● CHALLENGE
Images are not part of the copy; transcribe all the data exactly.

─── DATASET CONTENT ───

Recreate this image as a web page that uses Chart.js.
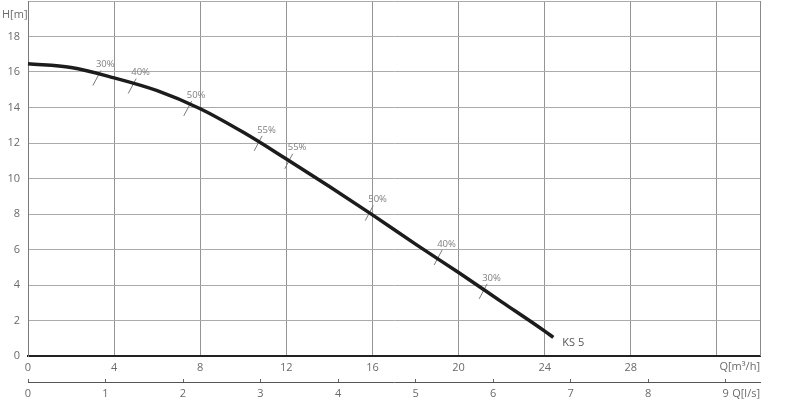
<!DOCTYPE html>
<html>
<head>
<meta charset="utf-8">
<script src="https://cdn.jsdelivr.net/npm/chart.js@4/dist/chart.umd.min.js"></script>
<style>
html,body{margin:0;padding:0;background:#fff;}
#wrap{width:800px;height:401px;position:relative;}
</style>
</head>
<body>
<div id="wrap"><canvas id="c" width="800" height="401"></canvas></div>
<script>
// ---- data ----
const flowQ = [0, 2, 4, 6, 8, 10, 12, 14, 16, 18, 20, 22, 24, 24.4];          // Q [m³/h]
const headH = [16.46, 16.25, 15.67, 14.95, 13.93, 12.6, 11.1, 9.55, 7.95, 6.3, 4.7, 3.05, 1.4, 1.05]; // H [m]
const effQ = [3.2, 4.84, 7.42, 10.69, 12.11, 15.85, 19.05, 21.14];
const effH = [15.66, 15.21, 13.95, 11.98, 10.97, 8.05, 5.55, 3.64];
const effLabels = ['30%', '40%', '50%', '55%', '55%', '50%', '40%', '30%'];
const curveName = 'KS 5';
const xTitle = 'Q[m³/h]';
const x2Title = 'Q[l/s]';
const yTitle = 'H[m]';
const qMaxM3h = 34;
const hMax = 20;
const m3hPerLs = 3.6;

const FONT = 'Open Sans, Liberation Sans, sans-serif';
const TXT = '#6a6a6a';

const curveData = flowQ.map((q, i) => ({x: q, y: headH[i]}));
const effData = effQ.map((q, i) => ({x: q, y: effH[i]}));

const textPlugin = {
  id: 'texts',
  beforeDatasetsDraw(chart) {
    const {ctx, chartArea} = chart;
    ctx.save();
    ctx.strokeStyle = '#8a8a8a';
    ctx.lineWidth = 1;
    ctx.beginPath();
    ctx.moveTo(Math.round(chartArea.right) + 0.5, chartArea.top);
    ctx.lineTo(Math.round(chartArea.right) + 0.5, chartArea.bottom);
    ctx.stroke();
    ctx.restore();
  },
  afterDatasetsDraw(chart) {
    const {ctx, chartArea} = chart;
    ctx.save();
    const meta = chart.getDatasetMeta(1);
    ctx.font = '9.5px ' + FONT;
    ctx.fillStyle = '#808080';
    ctx.textAlign = 'left';
    ctx.textBaseline = 'middle';
    meta.data.forEach((pt, i) => {
      ctx.fillText(effLabels[i], pt.x - 1, pt.y - 13.5);
    });
    const cm = chart.getDatasetMeta(0);
    const last = cm.data[cm.data.length - 1];
    ctx.font = '11px ' + FONT;
    ctx.fillStyle = '#555';
    ctx.fillText(curveName, last.x + 9, last.y + 5);
    ctx.fillStyle = TXT;
    ctx.textAlign = 'right';
    ctx.fillText(xTitle, chartArea.right, chart.scales.x.top + 11);
    ctx.fillText(x2Title, chartArea.right, chart.scales.x2.top + 11.5);
    ctx.textAlign = 'left';
    ctx.fillText(yTitle, 2, 15);
    ctx.restore();
  }
};

new Chart(document.getElementById('c'), {
  data: {
    datasets: [
      {
        type: 'line',
        data: curveData,
        borderColor: '#1c1c1c',
        borderWidth: 3.5,
        borderCapStyle: 'butt',
        pointRadius: 0,
        cubicInterpolationMode: 'monotone',
        fill: false,
        clip: false,
        xAxisID: 'x', yAxisID: 'y'
      },
      {
        type: 'scatter',
        data: effData,
        pointStyle: 'line',
        rotation: -62,
        radius: 8.5,
        pointRadius: 8.5,
        borderColor: '#7a7a7a',
        borderWidth: 1,
        pointBorderWidth: 1,
        clip: false,
        xAxisID: 'x', yAxisID: 'y'
      }
    ]
  },
  options: {
    responsive: false,
    animation: false,
    devicePixelRatio: 1,
    layout: {autoPadding: false, padding: {top: 1, right: 40, left: 0, bottom: 0}},
    plugins: {legend: {display: false}, tooltip: {enabled: false}},
    scales: {
      x: {
        type: 'linear', position: 'bottom', weight: 0,
        min: 0, max: qMaxM3h,
        grid: {color: '#949494', lineWidth: 1, drawTicks: false},
        border: {color: '#222', width: 2},
        ticks: {
          stepSize: 4, includeBounds: false, padding: 5,
          color: TXT, font: {family: FONT, size: 11},
          maxRotation: 0,
          callback: v => (v === 32 ? '' : v)
        },
        afterFit: s => { s.height = 26; }
      },
      x2: {
        type: 'linear', position: 'bottom', weight: 1,
        min: 0, max: qMaxM3h / m3hPerLs,
        grid: {drawOnChartArea: false, drawTicks: true, tickLength: -3, color: '#666'},
        border: {color: '#555', width: 1},
        ticks: {
          stepSize: 1, includeBounds: false, padding: 8,
          color: TXT, font: {family: FONT, size: 11},
          maxRotation: 0, autoSkip: false
        },
        afterFit: s => { s.height = 19; }
      },
      y: {
        type: 'linear', position: 'left',
        min: 0, max: hMax,
        grid: {color: '#ababab', lineWidth: 1, drawTicks: false},
        border: {color: '#7a7a7a', width: 1},
        ticks: {
          stepSize: 2, padding: 8,
          color: TXT, font: {family: FONT, size: 11},
          callback: v => (v === hMax ? '' : v)
        },
        afterFit: s => { s.width = 28; s.paddingTop = 0; s.paddingBottom = 0; }
      }
    }
  },
  plugins: [textPlugin]
});
</script>
</body>
</html>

───

● RESPONSE
Recreate this image as a web page that uses Chart.js.
<!DOCTYPE html>
<html>
<head>
<meta charset="utf-8">
<script src="https://cdn.jsdelivr.net/npm/chart.js@4/dist/chart.umd.min.js"></script>
<style>
html,body{margin:0;padding:0;background:#fff;}
#wrap{width:800px;height:401px;position:relative;}
</style>
</head>
<body>
<div id="wrap"><canvas id="c" width="800" height="401"></canvas></div>
<script>
// ---- data ----
const flowQ = [0, 2, 4, 6, 8, 10, 12, 14, 16, 18, 20, 22, 24, 24.4];          // Q [m³/h]
const headH = [16.46, 16.25, 15.67, 14.95, 13.93, 12.6, 11.1, 9.55, 7.95, 6.3, 4.7, 3.05, 1.4, 1.05]; // H [m]
const effQ = [3.2, 4.84, 7.42, 10.69, 12.11, 15.85, 19.05, 21.14];
const effH = [15.66, 15.21, 13.95, 11.98, 10.97, 8.05, 5.55, 3.64];
const effLabels = ['30%', '40%', '50%', '55%', '55%', '50%', '40%', '30%'];
const curveName = 'KS 5';
const xTitle = 'Q[m³/h]';
const x2Title = 'Q[l/s]';
const yTitle = 'H[m]';
const qMaxM3h = 34;
const hMax = 20;
const m3hPerLs = 3.6;

const FONT = 'Open Sans, Liberation Sans, sans-serif';
const TXT = '#6a6a6a';

const curveData = flowQ.map((q, i) => ({x: q, y: headH[i]}));
const effData = effQ.map((q, i) => ({x: q, y: effH[i]}));

const textPlugin = {
  id: 'texts',
  beforeDatasetsDraw(chart) {
    const {ctx, chartArea} = chart;
    ctx.save();
    ctx.strokeStyle = '#8a8a8a';
    ctx.lineWidth = 1;
    ctx.beginPath();
    ctx.moveTo(Math.round(chartArea.right) + 0.5, chartArea.top);
    ctx.lineTo(Math.round(chartArea.right) + 0.5, chartArea.bottom);
    ctx.stroke();
    ctx.restore();
  },
  afterDatasetsDraw(chart) {
    const {ctx, chartArea} = chart;
    ctx.save();
    const meta = chart.getDatasetMeta(1);
    ctx.font = '9.5px ' + FONT;
    ctx.fillStyle = '#808080';
    ctx.textAlign = 'left';
    ctx.textBaseline = 'middle';
    meta.data.forEach((pt, i) => {
      ctx.fillText(effLabels[i], pt.x - 1, pt.y - 13.5);
    });
    const cm = chart.getDatasetMeta(0);
    const last = cm.data[cm.data.length - 1];
    ctx.font = '11px ' + FONT;
    ctx.fillStyle = '#555';
    ctx.fillText(curveName, last.x + 9, last.y + 5);
    ctx.fillStyle = TXT;
    ctx.textAlign = 'right';
    ctx.fillText(xTitle, chartArea.right, chart.scales.x.top + 11);
    ctx.fillText(x2Title, chartArea.right, chart.scales.x2.top + 11.5);
    ctx.textAlign = 'left';
    ctx.fillText(yTitle, 2, 15);
    ctx.restore();
  }
};

new Chart(document.getElementById('c'), {
  data: {
    datasets: [
      {
        type: 'line',
        data: curveData,
        borderColor: '#1c1c1c',
        borderWidth: 3.5,
        borderCapStyle: 'butt',
        pointRadius: 0,
        cubicInterpolationMode: 'monotone',
        fill: false,
        clip: false,
        xAxisID: 'x', yAxisID: 'y'
      },
      {
        type: 'scatter',
        data: effData,
        pointStyle: 'line',
        rotation: -62,
        radius: 8.5,
        pointRadius: 8.5,
        borderColor: '#7a7a7a',
        borderWidth: 1,
        pointBorderWidth: 1,
        clip: false,
        xAxisID: 'x', yAxisID: 'y'
      }
    ]
  },
  options: {
    responsive: false,
    animation: false,
    devicePixelRatio: 1,
    layout: {autoPadding: false, padding: {top: 1, right: 40, left: 0, bottom: 0}},
    plugins: {legend: {display: false}, tooltip: {enabled: false}},
    scales: {
      x: {
        type: 'linear', position: 'bottom', weight: 0,
        min: 0, max: qMaxM3h,
        grid: {color: '#949494', lineWidth: 1, drawTicks: false},
        border: {color: '#222', width: 2},
        ticks: {
          stepSize: 4, includeBounds: false, padding: 5,
          color: TXT, font: {family: FONT, size: 11},
          maxRotation: 0,
          callback: v => (v === 32 ? '' : v)
        },
        afterFit: s => { s.height = 26; }
      },
      x2: {
        type: 'linear', position: 'bottom', weight: 1,
        min: 0, max: qMaxM3h / m3hPerLs,
        grid: {drawOnChartArea: false, drawTicks: true, tickLength: -3, color: '#666'},
        border: {color: '#555', width: 1},
        ticks: {
          stepSize: 1, includeBounds: false, padding: 8,
          color: TXT, font: {family: FONT, size: 11},
          maxRotation: 0, autoSkip: false
        },
        afterFit: s => { s.height = 19; }
      },
      y: {
        type: 'linear', position: 'left',
        min: 0, max: hMax,
        grid: {color: '#ababab', lineWidth: 1, drawTicks: false},
        border: {color: '#7a7a7a', width: 1},
        ticks: {
          stepSize: 2, padding: 8,
          color: TXT, font: {family: FONT, size: 11},
          callback: v => (v === hMax ? '' : v)
        },
        afterFit: s => { s.width = 28; s.paddingTop = 0; s.paddingBottom = 0; }
      }
    }
  },
  plugins: [textPlugin]
});
</script>
</body>
</html>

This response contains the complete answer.